Следует обратить внимание на размышления современного российского философа Э.Ю. Соловьева: «Оппозиция «мира» и посюсторонней «райской гармонии» – таково, возможно, самое глубокое, эзотерическое измерение кантовского трактата («О вечном мире»). Ее можно определить как противостояние идеала и идиллии… Именно благодаря своему идеализму Кант совершенно свободен от мечтательности и склонности к благим прорицаниям. «Вечный мир, – говорит по этому поводу О. Хоффе, – не нуждается в чьих-либо провидениях; он задан людям в качестве их морального, а точнее – морально-правового долга… Задача утверждать вечный мир имеет статус категорического императива»12. Может быть, из-за «отталкивания» от Канта и непризнания проявления в жизни «мужества невозможного» пробуксовывает сейчас российская наука философии права, особенно в разработке доктрины правового государства. Своими философами и теоретиками права, скажем так «философско – правового Серебряного Века», Россия может гордиться. Они хоть многое из западной науки удачно компилировали, но зато Канта читали в оригинале и знали доктрину правового государства не понаслышке. Просто много в подцензуных публикациях того времени они сказать не могли. Например, об антимилитаризме Канта и о конституционной составляющей доктрине правового государства. Зато воспитали такого ученика как выпускник юрфака Петербургского университета 1898 года Николай Рерих, который абстрактный «вечный мир» Канта каким-то чудом превратил в единственный в мире многосторонний международный договор – знаменитый Пакт Рериха 1935 года.
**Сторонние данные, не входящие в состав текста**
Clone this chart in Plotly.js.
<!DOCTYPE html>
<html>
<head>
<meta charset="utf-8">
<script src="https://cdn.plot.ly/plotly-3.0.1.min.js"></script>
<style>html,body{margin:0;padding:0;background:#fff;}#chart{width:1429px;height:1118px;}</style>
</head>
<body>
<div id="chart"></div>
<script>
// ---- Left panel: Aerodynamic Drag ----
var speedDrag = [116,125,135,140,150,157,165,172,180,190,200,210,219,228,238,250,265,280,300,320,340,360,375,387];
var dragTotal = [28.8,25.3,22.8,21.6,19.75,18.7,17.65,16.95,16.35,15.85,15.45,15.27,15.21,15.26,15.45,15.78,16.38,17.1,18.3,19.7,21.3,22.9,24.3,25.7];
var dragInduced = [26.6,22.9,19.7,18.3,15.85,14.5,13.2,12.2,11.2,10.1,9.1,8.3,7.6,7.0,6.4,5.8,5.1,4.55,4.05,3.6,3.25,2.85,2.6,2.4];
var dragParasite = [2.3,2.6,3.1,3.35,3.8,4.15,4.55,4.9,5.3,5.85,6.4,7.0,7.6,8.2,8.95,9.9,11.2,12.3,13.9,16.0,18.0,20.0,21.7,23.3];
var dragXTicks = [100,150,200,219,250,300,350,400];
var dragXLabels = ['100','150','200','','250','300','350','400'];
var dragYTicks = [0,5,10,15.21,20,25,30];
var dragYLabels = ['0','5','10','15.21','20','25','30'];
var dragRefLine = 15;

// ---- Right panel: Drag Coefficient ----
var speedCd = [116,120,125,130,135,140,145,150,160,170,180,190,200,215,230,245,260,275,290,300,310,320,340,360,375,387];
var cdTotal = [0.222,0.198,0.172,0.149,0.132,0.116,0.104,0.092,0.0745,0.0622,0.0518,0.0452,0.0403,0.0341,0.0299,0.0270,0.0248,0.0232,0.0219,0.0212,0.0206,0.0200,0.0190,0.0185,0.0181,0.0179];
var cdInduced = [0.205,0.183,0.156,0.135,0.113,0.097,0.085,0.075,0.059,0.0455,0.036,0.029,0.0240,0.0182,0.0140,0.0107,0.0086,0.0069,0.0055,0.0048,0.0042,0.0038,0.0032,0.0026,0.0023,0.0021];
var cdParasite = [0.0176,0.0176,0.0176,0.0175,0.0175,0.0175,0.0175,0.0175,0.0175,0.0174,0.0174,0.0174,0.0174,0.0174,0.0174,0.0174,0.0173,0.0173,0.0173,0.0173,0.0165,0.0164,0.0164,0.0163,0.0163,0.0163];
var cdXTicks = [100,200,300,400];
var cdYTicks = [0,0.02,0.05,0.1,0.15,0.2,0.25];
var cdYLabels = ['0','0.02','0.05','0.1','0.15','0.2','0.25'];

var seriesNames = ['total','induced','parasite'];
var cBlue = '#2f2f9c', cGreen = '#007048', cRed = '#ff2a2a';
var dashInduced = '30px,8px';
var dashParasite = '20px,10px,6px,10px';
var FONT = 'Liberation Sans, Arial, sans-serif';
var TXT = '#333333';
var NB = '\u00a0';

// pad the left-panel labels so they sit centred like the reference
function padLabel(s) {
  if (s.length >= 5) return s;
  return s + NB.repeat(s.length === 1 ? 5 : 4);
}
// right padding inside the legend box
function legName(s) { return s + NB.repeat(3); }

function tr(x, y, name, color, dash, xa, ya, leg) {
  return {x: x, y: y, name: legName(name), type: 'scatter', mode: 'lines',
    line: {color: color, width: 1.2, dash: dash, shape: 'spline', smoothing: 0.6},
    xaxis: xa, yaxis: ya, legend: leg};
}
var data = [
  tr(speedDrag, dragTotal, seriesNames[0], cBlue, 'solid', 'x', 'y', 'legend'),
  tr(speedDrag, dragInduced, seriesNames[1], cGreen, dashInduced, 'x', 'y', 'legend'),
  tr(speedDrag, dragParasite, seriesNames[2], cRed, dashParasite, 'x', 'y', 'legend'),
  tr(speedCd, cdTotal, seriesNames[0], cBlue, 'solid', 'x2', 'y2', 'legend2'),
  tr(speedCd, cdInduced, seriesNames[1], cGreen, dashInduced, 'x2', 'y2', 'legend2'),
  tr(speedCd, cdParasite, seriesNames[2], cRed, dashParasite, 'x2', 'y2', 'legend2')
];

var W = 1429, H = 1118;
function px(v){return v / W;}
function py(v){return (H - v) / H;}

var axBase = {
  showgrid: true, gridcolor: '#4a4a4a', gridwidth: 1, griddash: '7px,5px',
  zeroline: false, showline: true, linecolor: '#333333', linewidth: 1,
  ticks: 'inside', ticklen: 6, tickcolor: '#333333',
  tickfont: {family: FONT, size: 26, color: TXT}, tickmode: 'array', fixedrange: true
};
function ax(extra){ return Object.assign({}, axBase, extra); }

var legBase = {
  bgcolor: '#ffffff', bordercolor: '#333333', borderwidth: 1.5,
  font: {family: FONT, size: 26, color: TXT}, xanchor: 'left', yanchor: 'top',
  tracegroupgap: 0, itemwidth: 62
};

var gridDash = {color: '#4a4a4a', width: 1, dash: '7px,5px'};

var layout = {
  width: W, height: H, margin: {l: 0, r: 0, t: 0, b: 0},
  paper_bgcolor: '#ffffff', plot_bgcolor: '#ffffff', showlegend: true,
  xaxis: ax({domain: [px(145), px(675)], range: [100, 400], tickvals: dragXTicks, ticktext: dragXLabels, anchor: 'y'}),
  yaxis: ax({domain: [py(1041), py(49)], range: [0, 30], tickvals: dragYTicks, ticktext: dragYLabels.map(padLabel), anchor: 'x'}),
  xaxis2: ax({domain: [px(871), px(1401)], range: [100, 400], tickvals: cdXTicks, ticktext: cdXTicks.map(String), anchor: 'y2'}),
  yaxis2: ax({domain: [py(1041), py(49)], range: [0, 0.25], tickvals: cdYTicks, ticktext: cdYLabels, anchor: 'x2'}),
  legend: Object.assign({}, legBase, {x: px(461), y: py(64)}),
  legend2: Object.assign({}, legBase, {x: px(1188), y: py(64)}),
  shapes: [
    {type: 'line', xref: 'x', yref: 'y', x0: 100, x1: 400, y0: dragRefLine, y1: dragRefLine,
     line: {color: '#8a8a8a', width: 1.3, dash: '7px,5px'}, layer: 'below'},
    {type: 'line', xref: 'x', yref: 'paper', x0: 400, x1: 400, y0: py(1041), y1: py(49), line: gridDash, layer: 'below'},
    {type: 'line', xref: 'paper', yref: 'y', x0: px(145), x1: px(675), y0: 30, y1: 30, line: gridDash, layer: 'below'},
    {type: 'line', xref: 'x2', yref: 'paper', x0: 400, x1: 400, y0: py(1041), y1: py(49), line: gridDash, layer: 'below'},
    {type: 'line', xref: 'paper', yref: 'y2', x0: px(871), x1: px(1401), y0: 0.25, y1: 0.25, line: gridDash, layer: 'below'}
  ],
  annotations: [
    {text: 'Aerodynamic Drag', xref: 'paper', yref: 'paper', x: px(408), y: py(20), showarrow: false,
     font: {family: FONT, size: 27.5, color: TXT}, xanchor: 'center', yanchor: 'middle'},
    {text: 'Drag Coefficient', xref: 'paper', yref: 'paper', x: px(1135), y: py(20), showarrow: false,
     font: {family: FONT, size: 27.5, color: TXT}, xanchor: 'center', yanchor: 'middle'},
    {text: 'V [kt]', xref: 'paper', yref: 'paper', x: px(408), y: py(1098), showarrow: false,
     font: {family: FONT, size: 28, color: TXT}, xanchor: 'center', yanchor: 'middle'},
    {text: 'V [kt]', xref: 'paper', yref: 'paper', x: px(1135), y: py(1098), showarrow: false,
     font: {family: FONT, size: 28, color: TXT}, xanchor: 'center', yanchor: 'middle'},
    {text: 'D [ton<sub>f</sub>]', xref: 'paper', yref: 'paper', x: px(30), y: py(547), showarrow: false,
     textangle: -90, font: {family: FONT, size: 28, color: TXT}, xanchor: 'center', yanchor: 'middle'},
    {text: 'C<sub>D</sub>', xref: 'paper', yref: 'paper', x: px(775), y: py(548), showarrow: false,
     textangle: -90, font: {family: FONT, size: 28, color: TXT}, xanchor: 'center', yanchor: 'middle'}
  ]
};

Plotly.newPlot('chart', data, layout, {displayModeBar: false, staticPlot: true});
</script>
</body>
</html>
Впрочем, об этом у нас почему-то никто не знает.
Важной составной частью российской доктрины правового государства является конституционная экономика – научно-практическое направление на стыке экономики и конституционализма, описывающее и анализирующее взаимное влияние правовых и экономических факторов при принятии государственных решений, затрагивающих экономические и социальные права, гарантированные в Конституции, а также взаимоотношения проблем применения Конституции со структурой и функционированием экономики.
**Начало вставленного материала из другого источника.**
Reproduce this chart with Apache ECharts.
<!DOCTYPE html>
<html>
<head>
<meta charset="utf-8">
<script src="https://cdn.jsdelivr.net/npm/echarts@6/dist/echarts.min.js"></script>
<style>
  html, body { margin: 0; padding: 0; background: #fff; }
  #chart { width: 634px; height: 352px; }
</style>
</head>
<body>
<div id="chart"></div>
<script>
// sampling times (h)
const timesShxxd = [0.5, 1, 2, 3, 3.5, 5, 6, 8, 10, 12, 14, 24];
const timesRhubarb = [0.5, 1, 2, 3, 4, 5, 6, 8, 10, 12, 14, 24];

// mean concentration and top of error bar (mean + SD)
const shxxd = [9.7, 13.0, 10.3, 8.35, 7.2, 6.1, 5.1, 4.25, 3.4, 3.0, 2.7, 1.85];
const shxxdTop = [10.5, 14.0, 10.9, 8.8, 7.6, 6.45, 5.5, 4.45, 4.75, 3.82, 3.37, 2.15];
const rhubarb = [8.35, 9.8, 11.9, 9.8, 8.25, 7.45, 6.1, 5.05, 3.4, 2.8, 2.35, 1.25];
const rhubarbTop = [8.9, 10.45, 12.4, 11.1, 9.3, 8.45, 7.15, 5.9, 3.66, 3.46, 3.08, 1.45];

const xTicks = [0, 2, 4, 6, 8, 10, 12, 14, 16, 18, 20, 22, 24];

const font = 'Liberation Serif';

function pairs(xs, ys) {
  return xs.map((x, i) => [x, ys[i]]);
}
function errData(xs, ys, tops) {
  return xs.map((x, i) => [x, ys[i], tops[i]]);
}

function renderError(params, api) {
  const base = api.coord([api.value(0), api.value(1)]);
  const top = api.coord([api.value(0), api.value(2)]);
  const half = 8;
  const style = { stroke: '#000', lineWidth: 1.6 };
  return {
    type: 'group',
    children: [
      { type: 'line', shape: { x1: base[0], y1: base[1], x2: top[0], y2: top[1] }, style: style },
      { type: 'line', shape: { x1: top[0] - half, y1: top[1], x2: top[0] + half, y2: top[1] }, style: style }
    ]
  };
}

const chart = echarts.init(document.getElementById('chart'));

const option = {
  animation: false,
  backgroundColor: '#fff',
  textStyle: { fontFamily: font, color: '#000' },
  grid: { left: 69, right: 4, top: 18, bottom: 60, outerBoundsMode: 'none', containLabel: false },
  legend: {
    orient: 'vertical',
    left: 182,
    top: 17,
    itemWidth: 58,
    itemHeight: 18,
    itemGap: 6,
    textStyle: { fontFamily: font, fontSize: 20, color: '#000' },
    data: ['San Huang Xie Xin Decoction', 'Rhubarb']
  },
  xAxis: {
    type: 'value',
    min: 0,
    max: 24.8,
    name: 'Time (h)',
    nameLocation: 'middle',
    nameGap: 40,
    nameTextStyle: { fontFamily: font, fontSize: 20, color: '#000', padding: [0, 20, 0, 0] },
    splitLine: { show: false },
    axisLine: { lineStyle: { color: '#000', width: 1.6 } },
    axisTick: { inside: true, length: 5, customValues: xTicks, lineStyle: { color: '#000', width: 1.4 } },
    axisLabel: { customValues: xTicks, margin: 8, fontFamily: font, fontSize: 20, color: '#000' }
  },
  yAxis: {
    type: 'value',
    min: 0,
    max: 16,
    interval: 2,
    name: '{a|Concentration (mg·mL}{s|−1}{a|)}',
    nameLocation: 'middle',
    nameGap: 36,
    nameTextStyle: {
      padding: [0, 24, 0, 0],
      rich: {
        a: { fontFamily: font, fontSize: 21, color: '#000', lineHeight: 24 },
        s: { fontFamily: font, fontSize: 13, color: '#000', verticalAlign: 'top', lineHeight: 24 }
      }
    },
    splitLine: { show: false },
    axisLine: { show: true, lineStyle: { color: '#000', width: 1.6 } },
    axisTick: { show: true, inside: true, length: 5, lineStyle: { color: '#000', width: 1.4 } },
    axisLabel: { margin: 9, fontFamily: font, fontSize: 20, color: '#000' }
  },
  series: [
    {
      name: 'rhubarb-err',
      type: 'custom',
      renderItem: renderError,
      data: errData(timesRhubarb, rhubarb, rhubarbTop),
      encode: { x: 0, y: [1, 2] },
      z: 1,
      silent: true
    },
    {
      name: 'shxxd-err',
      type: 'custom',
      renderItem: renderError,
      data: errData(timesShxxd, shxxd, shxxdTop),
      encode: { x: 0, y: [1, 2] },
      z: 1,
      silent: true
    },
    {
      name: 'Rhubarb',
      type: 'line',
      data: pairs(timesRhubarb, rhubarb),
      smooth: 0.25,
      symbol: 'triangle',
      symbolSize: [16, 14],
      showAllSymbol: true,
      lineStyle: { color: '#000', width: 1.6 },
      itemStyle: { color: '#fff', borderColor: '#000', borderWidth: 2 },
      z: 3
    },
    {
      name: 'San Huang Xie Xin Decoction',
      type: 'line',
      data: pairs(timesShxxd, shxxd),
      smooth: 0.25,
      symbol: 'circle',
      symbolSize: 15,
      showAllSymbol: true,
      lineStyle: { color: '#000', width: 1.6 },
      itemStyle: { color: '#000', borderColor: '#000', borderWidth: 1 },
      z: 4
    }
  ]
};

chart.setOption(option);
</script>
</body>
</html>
Вопросы применения конституционной экономики не могут быть осознаны со всей полнотой, если не будут учтены особенности конкретного этапа исторического процесса и времени, когда такие вопросы поставлены13.
Конституционная экономика отражает всевозрастающее понимание, что решение проблем государственного регулирования экономики нужно находить исходя не только из экономической целесообразности, но и из реалий конституционной структуры государства14. Поэтому конституционная экономика традиционно характеризуется как научное направление, изучающее принципы оптимального сочетания экономической целесообразности с достигнутым уровнем конституционного развития, отраженным в нормах конституционного права, регламентирующих экономическую и политическую деятельность в государстве15.
Конституционная экономика представляет собой межотраслевые знания о том, в какой мере конституционные нормы и принципы влияют на принятие политическими органами государства важнейших экономических решений, облекаемых в форму нормативных актов. Примером таких решений могут служить законы о бюджете, о налогах и сборах, о способах преодоления экономического кризиса и т.д.16 Конституционная экономика характеризуется и как междисциплинарное направление раскрытия регулятивного потенциала наиболее обобщенных и социально значимых конституционных положений в сфере экономики17.
Термин «конституционная экономика» был предложен американским экономистом Ричардом МакКинзи в 1982 г. в качестве названия конференции в Вашингтоне, посвященной вопросу влияния экономических проблем на развитие и состояние конституционной структуры государства и общества18. Этот термин был воспринят западным научным экономическим сообществом, поскольку обобщил предшествующие разрозненные исследования и определил последующие разработки.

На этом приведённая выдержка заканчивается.